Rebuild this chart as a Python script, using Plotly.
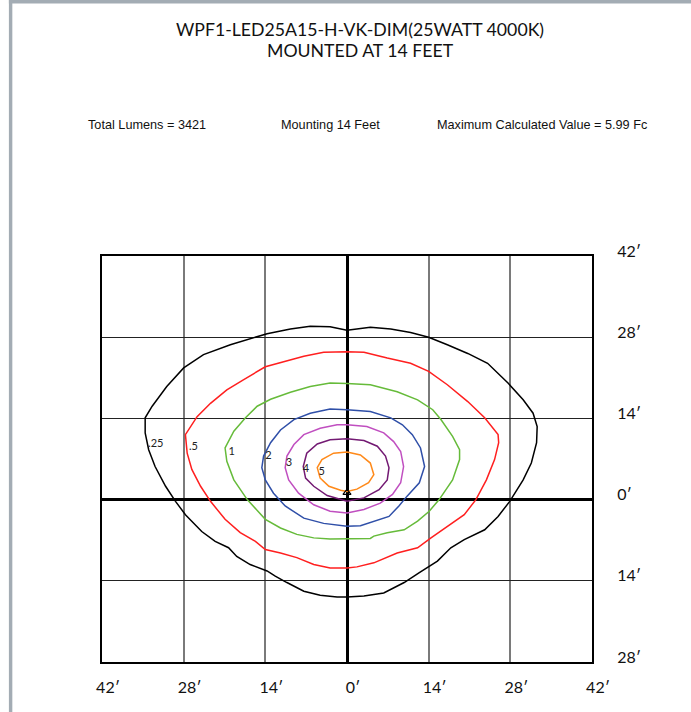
import plotly.graph_objects as go

# ---------------- data (feet) ----------------
levels = [".25", ".5", "1", "2", "3", "4", "5"]
colors = ["#000000", "#ff1f1f", "#66bb3a", "#2f4fa8", "#c04fc0", "#731a73", "#ff8a1a"]

x_025 = [0, -2.9, -6.3, -9.7, -13.7, -15.4, -20, -24.6, -28, -30.9, -33.4, -34.6, -34.6, -34, -32.9, -31.1, -29.4,
         -27.7, -24.9, -22.6, -20.3, -18.9, -16.6, -13.7, -12.3, -10.3, -7.4, -4.6, -1.7, 0, 2.9, 6.3, 9.8, 12.4,
         15.5, 17.8, 20.1, 23.6, 25.9, 27.9, 30.2, 31.6, 32.5, 32.6, 31.9, 30.2, 27.6, 24.1, 20.7, 17.2, 14, 10.9,
         7.5, 4.0, 0]
y_025 = [29.2, 29.8, 29.9, 29.4, 28.6, 28.1, 26.7, 25, 22.7, 19.5, 16.1, 14.1, 11.5, 8.6, 5.7, 2.3, -0.3, -2.6,
         -5.5, -7.2, -8.3, -9.8, -11.2, -12.3, -13.2, -14.3, -15.8, -16.5, -16.8, -16.8, -16.6, -16.1, -14.3,
         -12.6, -10.6, -8.3, -6.9, -5.2, -2.9, -0.3, 3.4, 6.3, 9.8, 12.6, 14.9, 17.2, 20.1, 23.5, 25.2, 26.7, 28,
         28.8, 29.4, 29.7, 29.2]

x_05 = [0, -4, -7.4, -10.9, -14, -17.7, -20.6, -23.4, -25.7, -27.7, -27.4, -26.6, -25.1, -23.4, -20.9, -18.3,
        -15.7, -14, -11.4, -8.6, -5.7, -2.9, 0, 1.7, 4.6, 8.6, 12.1, 14.4, 17.2, 20.1, 22.1, 23.9, 25.3, 26, 25.9,
        23.6, 20.7, 17.2, 14, 10.9, 6.9, 2.9, 0]
y_05 = [25.5, 25.4, 24.7, 23.8, 22.9, 20.7, 18.9, 16.6, 14.3, 11.2, 8, 5.2, 2.3, -0.3, -3.4, -5.7, -7.2, -8.6,
        -9.2, -10, -11.2, -11.8, -11.8, -11.6, -10.9, -9.2, -8.3, -6.6, -4.6, -2.6, 0, 3.4, 6.9, 9.8, 11.2, 14.1,
        16.9, 19.8, 22.1, 23.5, 24.4, 25.4, 25.5]

x_1 = [0, -2.9, -6.3, -9.7, -13.1, -15.4, -17.4, -19.4, -20.9, -20.6, -19.4, -17.1, -14, -11.4, -8.6, -5.7, -2.9,
       0, 4, 4.6, 6.9, 9.8, 12.1, 14.1, 15.8, 18.1, 19.3, 19.3, 18.1, 16.1, 14.7, 12.1, 8.6, 4, 0]
y_1 = [20, 20.1, 19.5, 18.5, 17.3, 16.1, 14.1, 11.8, 8.9, 6.6, 3.4, 0, -3.4, -4.9, -6, -6.6, -6.8, -6.8, -6.7,
       -6.3, -5.7, -5.2, -3.7, -2, 0, 3.4, 6.9, 8.6, 10.9, 13.8, 15.5, 17.2, 18.6, 19.8, 20]

x_2 = [0, -2.9, -6.3, -9.1, -11.4, -13.1, -14.3, -14.6, -14, -12.6, -10.6, -7.4, -4, 0, 2.3, 4.6, 7.2, 8.9, 10.3,
       12.4, 13.3, 12.6, 11.2, 9.5, 7.5, 4, 0]
y_2 = [15.5, 15.6, 14.9, 13.8, 12, 9.8, 7.5, 5.5, 3.4, 1.1, -1.1, -3.2, -4.1, -4.6, -4.5, -3.7, -2.9, -1.1, 0.6,
       2.9, 5.7, 8.9, 11.2, 12.9, 14.1, 15.2, 15.5]

x_3 = [0, -1.7, -4.6, -7.4, -9.1, -10.3, -10.6, -10, -8.3, -5.7, -2.9, 0, 2.9, 5.7, 7.8, 9.2, 9.7, 9.2, 8, 6.3,
       3.4, 0]
y_3 = [12.9, 12.9, 12.3, 11.2, 9.5, 7.5, 5.5, 3.4, 1.1, -0.9, -2, -2.3, -1.7, -0.6, 0.9, 2.9, 5.7, 8.3, 10, 11.5,
       12.6, 12.9]

x_4 = [0, -2.9, -5.1, -6.9, -7.5, -7.1, -5.7, -3.4, 0, 2.9, 5.5, 6.9, 7.2, 6.6, 5.2, 2.9, 0]
y_4 = [10.5, 10.3, 9.6, 8, 5.7, 3.7, 2.3, 0.7, -0.3, 0.3, 1.7, 3.4, 5.5, 7.5, 9.2, 10.2, 10.5]

x_5 = [0, -2.3, -4.3, -5.1, -4.6, -3.1, -1.1, 0, 1.7, 3.7, 4.6, 4, 2.3, 0]
y_5 = [8.2, 8, 6.9, 5.5, 3.7, 2.3, 1.6, 1.4, 1.8, 2.9, 4.3, 6.3, 7.7, 8.2]

contour_x = [x_025, x_05, x_1, x_2, x_3, x_4, x_5]
contour_y = [y_025, y_05, y_1, y_2, y_3, y_4, y_5]

# contour label positions (feet, left edge of label)
label_x = [-34.1, -27.1, -20.3, -14.0, -10.5, -7.6, -4.9]
label_y = [9.5, 9.0, 8.1, 7.4, 6.2, 5.2, 4.7]

fixture_x = [0]
fixture_y = [1.2]

tick_vals_x = [-42, -28, -14, 0, 14, 28, 42]
tick_text_x = ["42′", "28′", "14′", "0′", "14′", "28′", "42′"]
tick_vals_y = [-28, -14, 0, 14, 28, 42]
tick_text_y = ["28′", "14′", "0′", "14′", "28′", "42′"]

title_lines = ["WPF1-LED25A15-H-VK-DIM(25WATT 4000K)", "MOUNTED AT 14 FEET"]
info_texts = ["Total Lumens = 3421", "Mounting 14 Feet", "Maximum Calculated Value = 5.99 Fc"]

# ---------------- figure ----------------
fig = go.Figure()
for lv, cx, cy, col in zip(levels, contour_x, contour_y, colors):
    fig.add_trace(go.Scatter(x=cx, y=cy, mode="lines", line=dict(color=col, width=1.5),
                             hoverinfo="skip", showlegend=False, name=lv))

fig.add_trace(go.Scatter(x=label_x, y=label_y, mode="text", text=levels, textposition="middle right",
                         textfont=dict(family="Lato", size=11, color="#222"), showlegend=False, hoverinfo="skip"))

fig.add_trace(go.Scatter(x=fixture_x, y=fixture_y, mode="markers",
                         marker=dict(symbol="triangle-up-open", size=7, color="black", line=dict(width=1.2)),
                         showlegend=False, hoverinfo="skip"))

fig.update_xaxes(range=[-42, 42], tickvals=tick_vals_x, ticktext=tick_text_x, showgrid=True,
                 gridcolor="#7a7a7a", gridwidth=1.5, zeroline=True, zerolinecolor="black", zerolinewidth=2.5,
                 showline=True, mirror=True, linecolor="black", linewidth=2, ticks="",
                 tickfont=dict(family="Lato", size=16, color="#111"), ticklabelstandoff=10, ticklabelshift=6,
                 fixedrange=True)
fig.update_yaxes(range=[-28, 42], tickvals=tick_vals_y, ticktext=tick_text_y, side="right", showgrid=True,
                 gridcolor="#222", gridwidth=1, zeroline=True, zerolinecolor="black", zerolinewidth=2.5,
                 showline=True, mirror=True, linecolor="black", linewidth=2, ticks="",
                 tickfont=dict(family="Lato", size=16, color="#111"), ticklabelstandoff=20, ticklabelshift=-5,
                 fixedrange=True)

annotations = []
for i, t in enumerate(title_lines):
    annotations.append(dict(text=t, x=0.527, y=[1.557, 1.507][i], xref="paper", yref="paper",
                            xanchor="center", yanchor="middle", showarrow=False,
                            font=dict(family="Lato", size=17.7, color="#111")))
info_pos = [(-0.033, "left"), (0.466, "center"), (1.118, "right")]
for t, (px, anc) in zip(info_texts, info_pos):
    annotations.append(dict(text=t, x=px, y=1.323, xref="paper", yref="paper", xanchor=anc,
                            yanchor="middle", showarrow=False,
                            font=dict(family="Liberation Sans", size=12.7, color="#111")))

shapes = [
    dict(type="rect", xref="paper", yref="paper", x0=-0.19, x1=-0.183, y0=-0.2, y1=1.64,
         line=dict(width=0), fillcolor="#a3acb4"),
    dict(type="rect", xref="paper", yref="paper", x0=-0.19, x1=1.3, y0=1.622, y1=1.64,
         line=dict(width=0), fillcolor="#a3acb4", layer="above"),
]

fig.update_layout(width=691, height=712, margin=dict(l=102, r=99, t=256, b=50),
                  paper_bgcolor="white", plot_bgcolor="white", annotations=annotations, shapes=shapes,
                  showlegend=False)

fig.write_html("out.html", config={"displayModeBar": False},
               post_script="document.body.style.margin='0';document.body.style.overflow='hidden';")
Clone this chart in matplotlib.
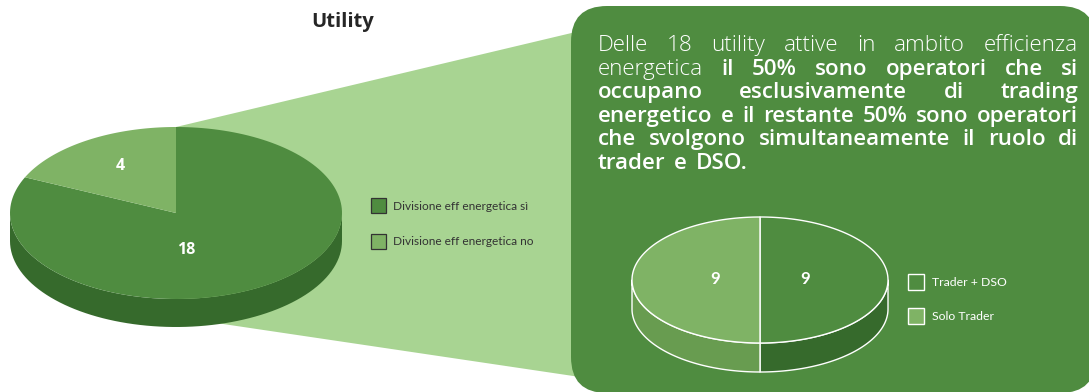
import numpy as np
import matplotlib
matplotlib.use("Agg")
import matplotlib.pyplot as plt
from matplotlib.patches import Polygon, Rectangle, FancyBboxPatch

# data
MAIN_LABELS = ["Divisione eff energetica sì", "Divisione eff energetica no"]
MAIN_VALUES = [18, 4]
SUB_LABELS = ["Trader + DSO", "Solo Trader"]
SUB_VALUES = [9, 9]
TITLE = "Utility"

LIGHT, BOLD = "light", "semibold"
TEXT_LINES = [
    [("Delle", LIGHT), ("18", LIGHT), ("utility", LIGHT), ("attive", LIGHT),
     ("in", LIGHT), ("ambito", LIGHT), ("efficienza", LIGHT)],
    [("energetica", LIGHT), ("il", BOLD), ("50%", BOLD), ("sono", BOLD),
     ("operatori", BOLD), ("che", BOLD), ("si", BOLD)],
    [("occupano", BOLD), ("esclusivamente", BOLD), ("di", BOLD), ("trading", BOLD)],
    [("energetico", BOLD), ("e", BOLD), ("il", BOLD), ("restante", BOLD),
     ("50%", BOLD), ("sono", BOLD), ("operatori", BOLD)],
    [("che", BOLD), ("svolgono", BOLD), ("simultaneamente", BOLD), ("il", BOLD),
     ("ruolo", BOLD), ("di", BOLD)],
    [("trader", BOLD), ("e", BOLD), ("DSO.", BOLD)],
]

# colours
C_DARK = "#4f8c40"
C_LIGHT = "#7fb365"
C_DARK_SIDE = "#366a2c"
C_LIGHT_SIDE = "#689c50"
C_FAN = "#a8d492"
PARA_FONT = "Open Sans"

W, H = 1089, 392
fig = plt.figure(figsize=(W / 100, H / 100), dpi=100)
ax = fig.add_axes([0, 0, 1, 1])
ax.set_xlim(0, W)
ax.set_ylim(H, 0)
ax.axis("off")


def front_ranges(a_lo, a_hi):
    out = []
    for k in (-2, -1, 0):
        s, e = max(a_lo, 180 + 360 * k), min(a_hi, 360 + 360 * k)
        if e > s:
            out.append((s, e))
    return out


def pie3d(values, cx, cy, rx, ry, depth, tops, sides, edge="none", lw=0, z=3):
    total = float(sum(values))
    start = 90.0
    spans = []
    for v in values:
        end = start - v / total * 360.0
        spans.append((end, start))
        start = end
    # sides
    for (a0, a1), col in zip(spans, sides):
        for s, e in front_ranges(a0, a1):
            t = np.radians(np.linspace(s, e, 80))
            xs, ys = cx + rx * np.cos(t), cy - ry * np.sin(t)
            pts = np.column_stack([np.r_[xs, xs[::-1]], np.r_[ys, ys[::-1] + depth]])
            ax.add_patch(Polygon(pts, closed=True, facecolor=col, edgecolor=edge,
                                 lw=lw, zorder=z, joinstyle="round"))
    # tops
    for (a0, a1), col in zip(spans, tops):
        t = np.radians(np.linspace(a1, a0, 160))
        xs, ys = cx + rx * np.cos(t), cy - ry * np.sin(t)
        pts = np.column_stack([np.r_[cx, xs], np.r_[cy, ys]])
        ax.add_patch(Polygon(pts, closed=True, facecolor=col, edgecolor=edge,
                             lw=lw, zorder=z + 1, joinstyle="round"))
    return spans


# light green fan linking main pie to the box
ax.add_patch(Polygon([(176, 127), (580, 31), (580, 377), (176, 317)],
                     closed=True, facecolor=C_FAN, edgecolor="none", zorder=1))

# right rounded box
ax.add_patch(FancyBboxPatch((571, 6), 525, 387,
                            boxstyle="round,pad=0,rounding_size=36",
                            facecolor=C_DARK, edgecolor="none", zorder=2))

# main 3D pie
pie3d(MAIN_VALUES, 176, 213, 166, 86, 28,
      [C_DARK, C_LIGHT], [C_DARK_SIDE, C_LIGHT_SIDE], z=3)
for v, (x, y) in zip(MAIN_VALUES, [(186, 250), (120, 166)]):
    ax.text(x, y, str(v), ha="center", va="center", color="white",
            fontsize=11.5, fontweight="bold", family="Open Sans", zorder=6)

ax.text(343, 22, TITLE, ha="center", va="center", fontsize=14.5,
        fontweight="bold", family="Open Sans", color="#262626", zorder=6)

# main legend
for i, (lab, col) in enumerate(zip(MAIN_LABELS, [C_DARK, C_LIGHT])):
    y0 = 198 + i * 35.5
    ax.add_patch(Rectangle((371, y0), 15, 15, facecolor=col, edgecolor="#333333",
                           lw=0.9, zorder=6))
    ax.text(393, y0 + 8, lab, ha="left", va="center", fontsize=8.6,
            family="Lato", color="#333333", zorder=6)

# secondary 3D pie inside the box
spans = pie3d(SUB_VALUES, 760, 280, 128, 63, 29,
              [C_DARK, C_LIGHT], [C_DARK_SIDE, C_LIGHT_SIDE],
              edge="white", lw=1.0, z=7)
for v, (a0, a1) in zip(SUB_VALUES, spans):
    m = np.radians((a0 + a1) / 2)
    ax.text(760 + 0.35 * 128 * np.cos(m), 280 - 0.35 * 63 * np.sin(m) - 1, str(v),
            ha="center", va="center", color="white", fontsize=12,
            fontweight="bold", family="Lato", zorder=10)

# secondary legend
for i, (lab, col) in enumerate(zip(SUB_LABELS, ["none", C_LIGHT])):
    y0 = 274 + i * 34
    ax.add_patch(Rectangle((908, y0), 16, 16, facecolor=col, edgecolor="white",
                           lw=1.0, zorder=10))
    ax.text(932, y0 + 8.5, lab, ha="left", va="center", fontsize=8.8,
            family="Lato", color="white", zorder=10)

# justified paragraph, font size fitted so line 4 fills the width naturally
X_L, X_R = 598, 1078
BASE0, STEP = 51, 23.6
SPACE_EM = 0.38
fig.canvas.draw()
renderer = fig.canvas.get_renderer()


def measure(words, size):
    arts = [ax.text(0, 0, w, fontsize=size, family=PARA_FONT, fontweight=wt)
            for w, wt in words]
    wd = [a.get_window_extent(renderer).width for a in arts]
    for a in arts:
        a.remove()
    return wd


ref_size = 12.0
wd = measure(TEXT_LINES[3], ref_size)
space = SPACE_EM * ref_size * 100 / 72
natural = sum(wd) + space * (len(wd) - 1)
size = ref_size * (X_R - X_L) / natural

for li, words in enumerate(TEXT_LINES):
    y = BASE0 + li * STEP
    widths = measure(words, size)
    if li < len(TEXT_LINES) - 1:
        gap = (X_R - X_L - sum(widths)) / (len(words) - 1)
    else:
        gap = SPACE_EM * size * 100 / 72
    x = X_L
    for (w, wt), wdt in zip(words, widths):
        ax.text(x, y, w, ha="left", va="baseline", fontsize=size,
                family=PARA_FONT, fontweight=wt, color="white", zorder=10)
        x += wdt + gap

fig.savefig("out.png", dpi=100)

--

◆ PROBLEM TO WORK ON:
Reproduce the material above exactly, first line through the line that contains "16.9, 19.8, 22.1, 23.5, 24.4, 25.4, 25.5]", minus the pictures.

◆ WRITTEN RESPONSE:
Rebuild this chart as a Python script, using Plotly.
import plotly.graph_objects as go

# ---------------- data (feet) ----------------
levels = [".25", ".5", "1", "2", "3", "4", "5"]
colors = ["#000000", "#ff1f1f", "#66bb3a", "#2f4fa8", "#c04fc0", "#731a73", "#ff8a1a"]

x_025 = [0, -2.9, -6.3, -9.7, -13.7, -15.4, -20, -24.6, -28, -30.9, -33.4, -34.6, -34.6, -34, -32.9, -31.1, -29.4,
         -27.7, -24.9, -22.6, -20.3, -18.9, -16.6, -13.7, -12.3, -10.3, -7.4, -4.6, -1.7, 0, 2.9, 6.3, 9.8, 12.4,
         15.5, 17.8, 20.1, 23.6, 25.9, 27.9, 30.2, 31.6, 32.5, 32.6, 31.9, 30.2, 27.6, 24.1, 20.7, 17.2, 14, 10.9,
         7.5, 4.0, 0]
y_025 = [29.2, 29.8, 29.9, 29.4, 28.6, 28.1, 26.7, 25, 22.7, 19.5, 16.1, 14.1, 11.5, 8.6, 5.7, 2.3, -0.3, -2.6,
         -5.5, -7.2, -8.3, -9.8, -11.2, -12.3, -13.2, -14.3, -15.8, -16.5, -16.8, -16.8, -16.6, -16.1, -14.3,
         -12.6, -10.6, -8.3, -6.9, -5.2, -2.9, -0.3, 3.4, 6.3, 9.8, 12.6, 14.9, 17.2, 20.1, 23.5, 25.2, 26.7, 28,
         28.8, 29.4, 29.7, 29.2]

x_05 = [0, -4, -7.4, -10.9, -14, -17.7, -20.6, -23.4, -25.7, -27.7, -27.4, -26.6, -25.1, -23.4, -20.9, -18.3,
        -15.7, -14, -11.4, -8.6, -5.7, -2.9, 0, 1.7, 4.6, 8.6, 12.1, 14.4, 17.2, 20.1, 22.1, 23.9, 25.3, 26, 25.9,
        23.6, 20.7, 17.2, 14, 10.9, 6.9, 2.9, 0]
y_05 = [25.5, 25.4, 24.7, 23.8, 22.9, 20.7, 18.9, 16.6, 14.3, 11.2, 8, 5.2, 2.3, -0.3, -3.4, -5.7, -7.2, -8.6,
        -9.2, -10, -11.2, -11.8, -11.8, -11.6, -10.9, -9.2, -8.3, -6.6, -4.6, -2.6, 0, 3.4, 6.9, 9.8, 11.2, 14.1,
        16.9, 19.8, 22.1, 23.5, 24.4, 25.4, 25.5]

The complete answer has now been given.